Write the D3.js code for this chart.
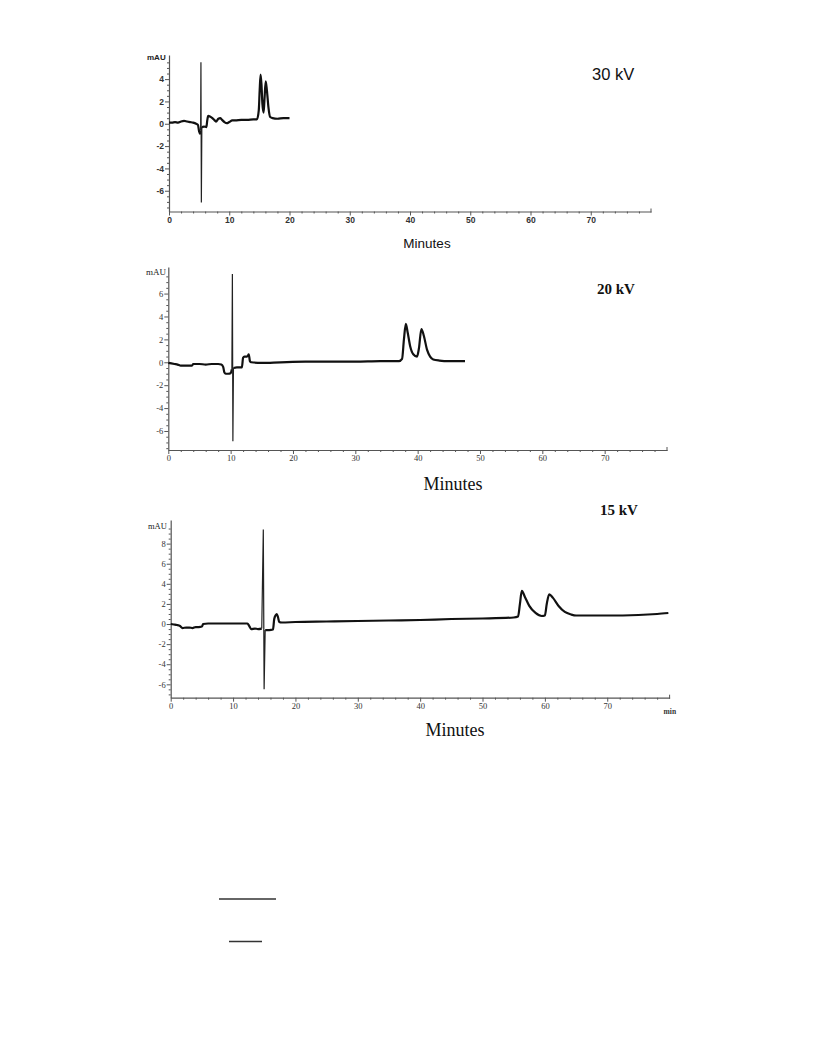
<!DOCTYPE html>
<html><head><meta charset="utf-8">
<script src="https://cdn.jsdelivr.net/npm/d3@7"></script>
<style>body{margin:0;background:#fff}svg{display:block}</style>
</head><body>
<svg id="c" width="816" height="1056"></svg>
<script>
// ---------- DATA ----------
const xTicks = [0, 10, 20, 30, 40, 50, 60, 70];
const yTicks30 = [-6, -4, -2, 0, 2, 4];
const yTicks20 = [-6, -4, -2, 0, 2, 4, 6];
const yTicks15 = [-6, -4, -2, 0, 2, 4, 6, 8];
const panelTitles = ["30 kV", "20 kV", "15 kV"];

// 30 kV trace (minutes, mAU)
const t30 = [0,0.5,1,1.5,2,2.5,3,3.5,4,4.5,4.8,5.0,5.15,5.25];
const a30 = [0.1,0.1,0.15,0.1,0.2,0.25,0.2,0.15,0.1,0.0,-0.1,-0.7,-0.9,-0.6];
const t30b = [5.45,5.8,6.2,6.35,6.5,6.8,7.2,7.5,7.8,8.2,8.5,8.8,9.2,9.6,10,10.5,11,12,13,14,14.6,14.9,15.05,15.2,15.35,15.5,15.7,15.85,16.05,16.25,16.5,16.8,17.2,18,19,20];
const a30b = [-0.3,-0.25,-0.3,0.3,0.7,0.65,0.5,0.35,0.2,0.45,0.5,0.35,0.15,0.05,0.15,0.3,0.3,0.35,0.35,0.4,0.4,1.2,3.0,4.4,3.5,1.8,1.0,2.2,3.8,3.0,1.5,0.6,0.5,0.45,0.5,0.5];
const spikeT30 = [5.25,5.3,5.37,5.45];
const spikeA30 = [-0.6,5.5,-7.05,-0.3];

// 20 kV trace
const t20 = [0,0.5,1,1.5,2,3,3.8,4,5,6,7,8,8.5,8.8,9.0,9.2,9.6,10.0,10.2];
const a20 = [-0.05,-0.1,-0.15,-0.2,-0.3,-0.3,-0.3,-0.15,-0.15,-0.2,-0.15,-0.15,-0.2,-0.4,-0.9,-1.0,-1.0,-0.95,-0.6];
const t20b = [10.45,11,11.8,12.0,12.2,12.6,12.8,12.9,13.1,13.3,15,18,22,26,30,34,37,37.5,37.8,38.1,38.4,38.8,39.3,39.9,40.2,40.6,41.0,41.5,42.0,42.5,43.5,45,47.6];
const a20b = [-0.5,-0.45,-0.45,0.4,0.5,0.5,0.6,0.7,0.1,0.0,-0.05,0.0,0.05,0.05,0.05,0.1,0.1,0.3,2.0,3.35,2.6,1.4,0.7,0.5,1.2,2.9,2.3,1.1,0.5,0.25,0.15,0.1,0.1];
const spikeT20 = [10.2,10.28,10.36,10.45];
const spikeA20 = [-0.6,7.7,-6.9,-0.5];

// 15 kV trace
const t15 = [0,0.5,1,1.5,1.9,2.5,3,3.5,4,4.5,5.0,5.2,6,8,10,11,12.3,12.6,12.9,13.5,14,14.6];
const a15 = [0.0,-0.05,-0.1,-0.2,-0.4,-0.35,-0.35,-0.4,-0.3,-0.3,-0.25,0.0,0.05,0.05,0.05,0.05,0.05,-0.2,-0.5,-0.45,-0.5,-0.45];
const t15b = [15.15,15.8,16.4,16.6,16.85,17.0,17.2,17.4,17.8,20,25,30,35,40,45,50,55,55.7,56.0,56.3,56.8,57.5,58.5,59.5,60.0,60.3,60.7,61.3,62.2,63.2,64.2,65,70,75,78,79.8];
const a15b = [-0.6,-0.6,-0.55,0.5,0.9,1.0,0.7,0.2,0.15,0.2,0.25,0.3,0.35,0.4,0.5,0.55,0.65,0.75,2.0,3.3,2.7,1.8,1.1,0.8,0.85,2.0,2.95,2.6,1.8,1.2,0.95,0.85,0.85,0.9,1.0,1.1];
const spikeT15 = [14.6,14.85,14.98,15.15];
const spikeA15 = [-0.45,9.4,-6.5,-0.6];

// ---------- DRAW ----------
const svg = d3.select("#c");
const zip = (t, a) => t.map((v, i) => [v, a[i]]);

const panels = [
  { title: panelTitles[0], yTicks: yTicks30, pre: zip(t30, a30), post: zip(t30b, a30b), spike: zip(spikeT30, spikeA30),
    x0: 169, x1: 651, yTop: 55, yBot: 211.5, yDom: [-7.86, 6.16],
    font: "Liberation Sans, Arial, sans-serif", tickFs: 8.5, tickW: "bold", muLabel: {x: 147, y: 60, fs: 8, w: "bold"},
    titleP: {x: 592, y: 80, fs: 16.5, w: "normal"}, minP: {x: 427, y: 248, fs: 13.5}, labY: 220, minLabel: false },
  { title: panelTitles[1], yTicks: yTicks20, pre: zip(t20, a20), post: zip(t20b, a20b), spike: zip(spikeT20, spikeA20),
    x0: 168.3, x1: 667, yTop: 267, yBot: 450, yDom: [-7.66, 8.32],
    font: "Liberation Serif, Times New Roman, serif", tickFs: 8.5, tickW: "normal", muLabel: {x: 146, y: 275, fs: 9, w: "normal"},
    titleP: {x: 597, y: 294, fs: 15, w: "bold"}, minP: {x: 453, y: 490, fs: 18}, labY: 464, minLabel: false },
  { title: panelTitles[2], yTicks: yTicks15, pre: zip(t15, a15), post: zip(t15b, a15b), spike: zip(spikeT15, spikeA15),
    x0: 170.7, x1: 669.6, yTop: 520, yBot: 697.7, yDom: [-7.33, 10.35],
    font: "Liberation Serif, Times New Roman, serif", tickFs: 8.5, tickW: "normal", muLabel: {x: 148, y: 529, fs: 8.5, w: "normal"},
    titleP: {x: 600, y: 515, fs: 15, w: "bold"}, minP: {x: 455, y: 736, fs: 18}, labY: 710, minLabel: true }
];

panels.forEach(p => {
  const x = d3.scaleLinear().domain([0, 80]).range([p.x0, p.x1]);
  const y = d3.scaleLinear().domain(p.yDom).range([p.yBot, p.yTop]);
  const g = svg.append("g").attr("font-family", p.font);

  // x axis minor ticks
  const xMinor = d3.range(0, 81, 2).filter(v => v % 10 !== 0);
  const xa = g.append("g").attr("transform", `translate(0,${p.yBot})`)
    .call(d3.axisBottom(x).tickValues(xMinor).tickSize(2).tickFormat("").tickSizeOuter(0));
  xa.select(".domain").remove();
  xa.selectAll("line").attr("stroke", "#555");
  const xb = g.append("g").attr("transform", `translate(0,${p.yBot})`)
    .call(d3.axisBottom(x).tickValues(xTicks).tickSize(4).tickSizeOuter(0).tickFormat(d3.format("d")));
  xb.select(".domain").attr("stroke", "#555").attr("stroke-width", 1.2);
  xb.selectAll("line").attr("stroke", "#555");
  xb.selectAll("text").attr("font-size", p.tickFs).attr("font-weight", p.tickW).attr("fill", "#333")
    .attr("font-family", p.font).attr("y", 5);
  // end tick
  g.append("line").attr("x1", x(80)).attr("x2", x(80)).attr("y1", p.yBot - 3).attr("y2", p.yBot + 1)
    .attr("stroke", "#555");

  // y axis
  const yMinor = d3.range(Math.ceil(p.yDom[0] * 2) / 2, p.yDom[1], 0.5).filter(v => Math.abs(v % 2) > 1e-6);
  const ya = g.append("g").attr("transform", `translate(${p.x0},0)`)
    .call(d3.axisLeft(y).tickValues(yMinor).tickSize(2).tickFormat("").tickSizeOuter(0));
  ya.select(".domain").remove();
  ya.selectAll("line").attr("stroke", "#555");
  const yb = g.append("g").attr("transform", `translate(${p.x0},0)`)
    .call(d3.axisLeft(y).tickValues(p.yTicks).tickSize(4).tickSizeOuter(0).tickFormat(d3.format("d")));
  yb.select(".domain").attr("stroke", "#555").attr("stroke-width", 1.2);
  yb.selectAll("line").attr("stroke", "#555");
  yb.selectAll("text").attr("font-size", p.tickFs).attr("font-weight", p.tickW).attr("fill", "#333")
    .attr("font-family", p.font).attr("x", -5)
    .text(d => d < 0 ? "-" + Math.abs(d) : d);

  g.append("text").attr("x", p.muLabel.x).attr("y", p.muLabel.y).attr("font-size", p.muLabel.fs)
    .attr("font-weight", p.muLabel.w).attr("fill", "#222").text("mAU");
  if (p.minLabel) {
    g.append("text").attr("x", x(80) - 6).attr("y", p.labY + 4).attr("font-size", 7.5)
      .attr("font-weight", "bold").attr("fill", "#333").text("min");
  }

  const line = d3.line().x(d => x(d[0])).y(d => y(d[1])).curve(d3.curveMonotoneX);
  g.append("path").datum(p.pre).attr("d", line).attr("fill", "none").attr("stroke", "#111")
    .attr("stroke-width", 2.2).attr("stroke-linejoin", "round");
  g.append("path").datum(p.post).attr("d", line).attr("fill", "none").attr("stroke", "#111")
    .attr("stroke-width", 2.2).attr("stroke-linejoin", "round");
  g.append("path").datum(p.spike).attr("d", d3.line().x(d => x(d[0])).y(d => y(d[1])))
    .attr("fill", "none").attr("stroke", "#222").attr("stroke-width", 1.2);

  g.append("text").attr("x", p.titleP.x).attr("y", p.titleP.y).attr("font-size", p.titleP.fs)
    .attr("font-weight", p.titleP.w).attr("fill", "#111").text(p.title);
  g.append("text").attr("x", p.minP.x).attr("y", p.minP.y).attr("text-anchor", "middle")
    .attr("font-size", p.minP.fs).attr("fill", "#111").text("Minutes");
});

// decorative rules at page bottom
svg.append("line").attr("x1", 219).attr("x2", 276).attr("y1", 899).attr("y2", 899).attr("stroke", "#333").attr("stroke-width", 1.5);
svg.append("line").attr("x1", 229).attr("x2", 262).attr("y1", 941.5).attr("y2", 941.5).attr("stroke", "#333").attr("stroke-width", 1.5);
</script>
</body></html>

________

**REQUIREMENTS**. Skip the pictures, please, and transcribe only the lines from the beginning of the material through the one that contains "const spikeA20 = [-0.6,7.7,-6.9,-0.5];".

**WORKED SOLUTION**.
Write the D3.js code for this chart.
<!DOCTYPE html>
<html><head><meta charset="utf-8">
<script src="https://cdn.jsdelivr.net/npm/d3@7"></script>
<style>body{margin:0;background:#fff}svg{display:block}</style>
</head><body>
<svg id="c" width="816" height="1056"></svg>
<script>
// ---------- DATA ----------
const xTicks = [0, 10, 20, 30, 40, 50, 60, 70];
const yTicks30 = [-6, -4, -2, 0, 2, 4];
const yTicks20 = [-6, -4, -2, 0, 2, 4, 6];
const yTicks15 = [-6, -4, -2, 0, 2, 4, 6, 8];
const panelTitles = ["30 kV", "20 kV", "15 kV"];

// 30 kV trace (minutes, mAU)
const t30 = [0,0.5,1,1.5,2,2.5,3,3.5,4,4.5,4.8,5.0,5.15,5.25];
const a30 = [0.1,0.1,0.15,0.1,0.2,0.25,0.2,0.15,0.1,0.0,-0.1,-0.7,-0.9,-0.6];
const t30b = [5.45,5.8,6.2,6.35,6.5,6.8,7.2,7.5,7.8,8.2,8.5,8.8,9.2,9.6,10,10.5,11,12,13,14,14.6,14.9,15.05,15.2,15.35,15.5,15.7,15.85,16.05,16.25,16.5,16.8,17.2,18,19,20];
const a30b = [-0.3,-0.25,-0.3,0.3,0.7,0.65,0.5,0.35,0.2,0.45,0.5,0.35,0.15,0.05,0.15,0.3,0.3,0.35,0.35,0.4,0.4,1.2,3.0,4.4,3.5,1.8,1.0,2.2,3.8,3.0,1.5,0.6,0.5,0.45,0.5,0.5];
const spikeT30 = [5.25,5.3,5.37,5.45];
const spikeA30 = [-0.6,5.5,-7.05,-0.3];

// 20 kV trace
const t20 = [0,0.5,1,1.5,2,3,3.8,4,5,6,7,8,8.5,8.8,9.0,9.2,9.6,10.0,10.2];
const a20 = [-0.05,-0.1,-0.15,-0.2,-0.3,-0.3,-0.3,-0.15,-0.15,-0.2,-0.15,-0.15,-0.2,-0.4,-0.9,-1.0,-1.0,-0.95,-0.6];
const t20b = [10.45,11,11.8,12.0,12.2,12.6,12.8,12.9,13.1,13.3,15,18,22,26,30,34,37,37.5,37.8,38.1,38.4,38.8,39.3,39.9,40.2,40.6,41.0,41.5,42.0,42.5,43.5,45,47.6];
const a20b = [-0.5,-0.45,-0.45,0.4,0.5,0.5,0.6,0.7,0.1,0.0,-0.05,0.0,0.05,0.05,0.05,0.1,0.1,0.3,2.0,3.35,2.6,1.4,0.7,0.5,1.2,2.9,2.3,1.1,0.5,0.25,0.15,0.1,0.1];
const spikeT20 = [10.2,10.28,10.36,10.45];
const spikeA20 = [-0.6,7.7,-6.9,-0.5];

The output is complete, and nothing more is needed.